Alternatively, the logit option can be specified with binomial denominator n to fit a logit model. Initial values are obtained using {helpb ie_reg}, which is a companion routine for linear regression on the log rates or empirical logits.
{pstd} In order to obtain APC estimates normalized according to conventional applications (i.e., {helpb apc_ie}), it is necessary that an ANOVA design matrix be constructed using the {it:last} factor level of each APC factor
as the reference as shown below.
{pstd} After estimation the user may request the display of the
full set of ANOVA normalized estimates, including those pertaining to the reference categories. The renormalized estimates are obtained using {cmd:ie_norm}, which is a modified version of Ben Jann's {helpb devcon} utility and follows
exactly the same syntax.
As mentioned above, it is important to code the APC design with the last category as reference. Additionally, the model must include a constant term.
{title:Example code for ANOVA design coding}
qui tab age, gen(a)
scal arow = r(r)
qui tab period, gen(p)
scal prow = r(r)
qui gen cohort = period - age
qui tab cohort, gen(c)
scal crow = r(r)
* construct ANOVA normalization using last category as reference
forval i = 1/`=arow' {
gen aC`i' = a`i' - a`=arow'
}
forval i = 1/`=prow' {
gen pC`i' = p`i' - p`=prow'
}
forval i = 1/`=crow' {
gen cC`i' = c`i' - c`=crow'
}
{title:Examples}
{p 0 15 2}
{bf:APC loglinear rate model}
{p_end}
{pstd} . ie_rate d aC1-aC6 pC1-pC3 cC1-cC9, offset(logn)
{p_end}
{p 0 15 2}
{bf:APC logit model}
{p_end}
{pstd} . ie_rate d aC1-aC6 pC1-pC3 cC1-cC9, logit binom(n)
{p_end}
{p 0 15 2}
{bf:fully normalized solution}
{p_end}
{pstd} . ie_norm, groups(aC1-aC7, pC1-pC4, cC1-cC10)
{p_end}
{title:Estimation Details}
{pstd} {cmd:ie_rate} uses a Newton-Raphson algorithm and employes the method outlined in Fu (2000).

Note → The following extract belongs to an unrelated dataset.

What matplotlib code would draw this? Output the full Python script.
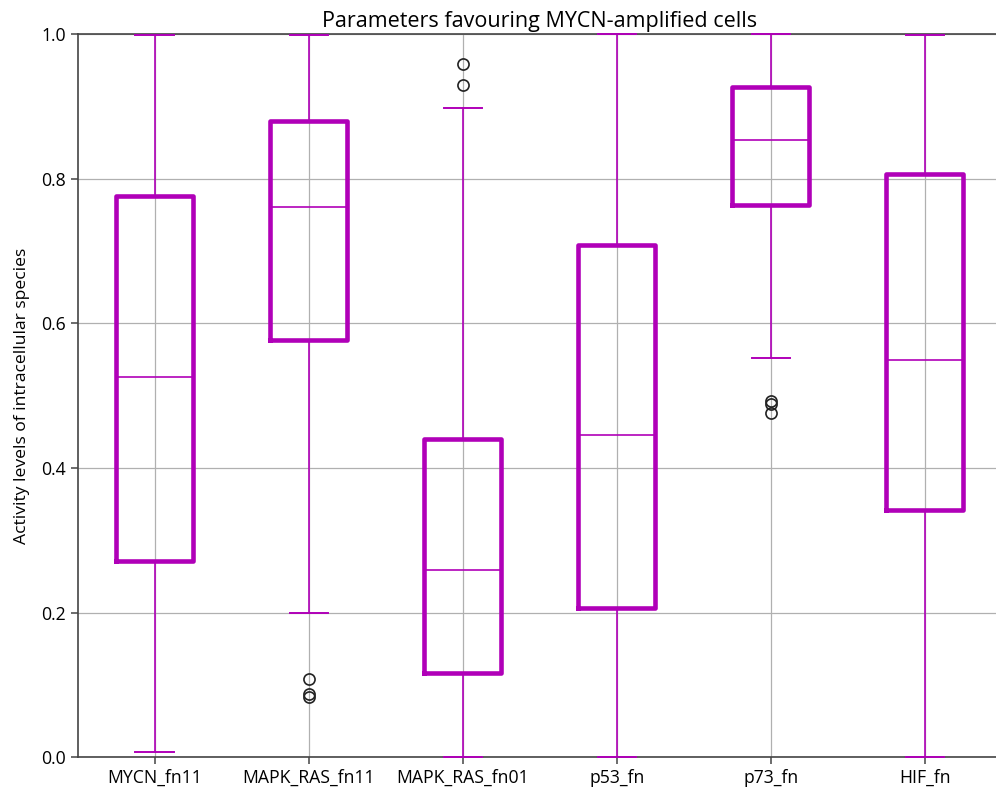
import matplotlib.pyplot as plt

plt.rcParams['font.family'] = ['Open Sans', 'DejaVu Sans']

names = ["MYCN_fn11", "MAPK_RAS_fn11", "MAPK_RAS_fn01", "p53_fn", "p73_fn", "HIF_fn"]
whislo = [0.007, 0.199, 0.001, 0.001, 0.552, 0.001]
q1 = [0.272, 0.577, 0.116, 0.207, 0.763, 0.342]
med = [0.526, 0.761, 0.259, 0.445, 0.853, 0.549]
q3 = [0.776, 0.880, 0.440, 0.708, 0.927, 0.806]
whishi = [0.999, 0.999, 0.898, 1.0, 1.0, 0.999]
fliers = [[], [0.108, 0.088, 0.083], [0.959, 0.929], [], [0.492, 0.488, 0.476], []]

stats = []
for i in range(len(names)):
    stats.append(dict(label=names[i], whislo=whislo[i], q1=q1[i], med=med[i],
                      q3=q3[i], whishi=whishi[i], fliers=fliers[i]))

fig = plt.figure(figsize=(9.96, 7.88), dpi=100)
ax = fig.add_axes([0.078, 0.039, 0.928, 0.918])

col = '#b000b8'
# caps sit on top of the spines where whiskers reach 0 or 1
ax.bxp(stats, positions=range(1, 7), widths=0.5,
       boxprops=dict(color=col, linewidth=3.3),
       medianprops=dict(color=col, linewidth=1.2),
       whiskerprops=dict(color=col, linewidth=1.2),
       capprops=dict(color=col, linewidth=1.4, zorder=3, clip_on=False),
       flierprops=dict(marker='o', markerfacecolor='none', markeredgecolor='#222222',
                       markersize=8, markeredgewidth=1.2))

ax.set_xlim(0.5, 6.5)
ax.set_ylim(0, 1)
ax.grid(True, color='#b0b0b0', linewidth=0.9)
ax.set_axisbelow(True)
for s in ax.spines.values():
    s.set_color('#444444')
    s.set_linewidth(1.2)
ax.tick_params(labelsize=12.7, color='#444444', width=1.1, length=5)
ax.set_ylabel("Activity levels of intracellular species", fontsize=12.6, labelpad=8)
ax.set_title("Parameters favouring MYCN-amplified cells", fontsize=15.5, pad=5)

fig.savefig("out.png", dpi=100)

Starting values are obtained from a linear regression using the empirical logits or log rates via
{helpb ie_reg}, which may also be used as a standalone program for a analysis of empirical log rates or logits.
{title:Saved Results}
{p 0 15 2}
{cmd:ie_rate} saves the following in {cmd:e()}:
{synoptset 15 tabbed}{...}
{p2col 5 15 19 2: Scalars}{p_end}
{synopt:{cmd:e(N)}}number of cells
{p_end}
{synopt:{cmd:e(ll)}}deviance
{p_end}
{synopt:{cmd:e(k)}}number of estimated parameters
{p_end}
{synoptset 15 tabbed}{...}
{p2col 5 15 19 2: Macros}{p_end}
{synopt:{cmd:e(depvar)}}name of dependent variable
{p_end}
{synoptset 15 tabbed}{...}
{p2col 5 15 19 2: Matrices}{p_end}
{synopt:{cmd:e(b)}}1 X {it:K} vector of estimates
{p_end}
{synopt:{cmd:e(V)}}{it:K} X {it:K} variance-covariance matrix
{p_end}
{synoptset 15 tabbed}{...}
{p2col 5 15 19 2: Functions}{p_end}
{synopt:{cmd:e(sample)}} marks estimation sample
{p_end}
{title:References}
{phang} Wenjiang Fu (2000). "Ridge Estimator in Singular Design with Application to Age-Period-Cohort Analysis of Disease
Rates, {it: Communications in Statistics - Theory and Methods}, 29:2, 263-278
{p_end}
{phang} Daniel A. Powers (2012). "Black-White Differences in Maternal Age, Maternal Birth Cohort, and
Period Effects on Infant Mortality in the U.S. (1983-2002)." {it: Social Science Research}, 42: 1033-1045.
{p_end}
{title:Author}
{p 4 4 2}Daniel A. Powers, University of Texas at Austin, dpowers@austin.utexas.edu
{p_end}
{title:Also see}
{p 4 13 2}
Online: help for {helpb devcon} and help for {helpb apc_ie} if installed.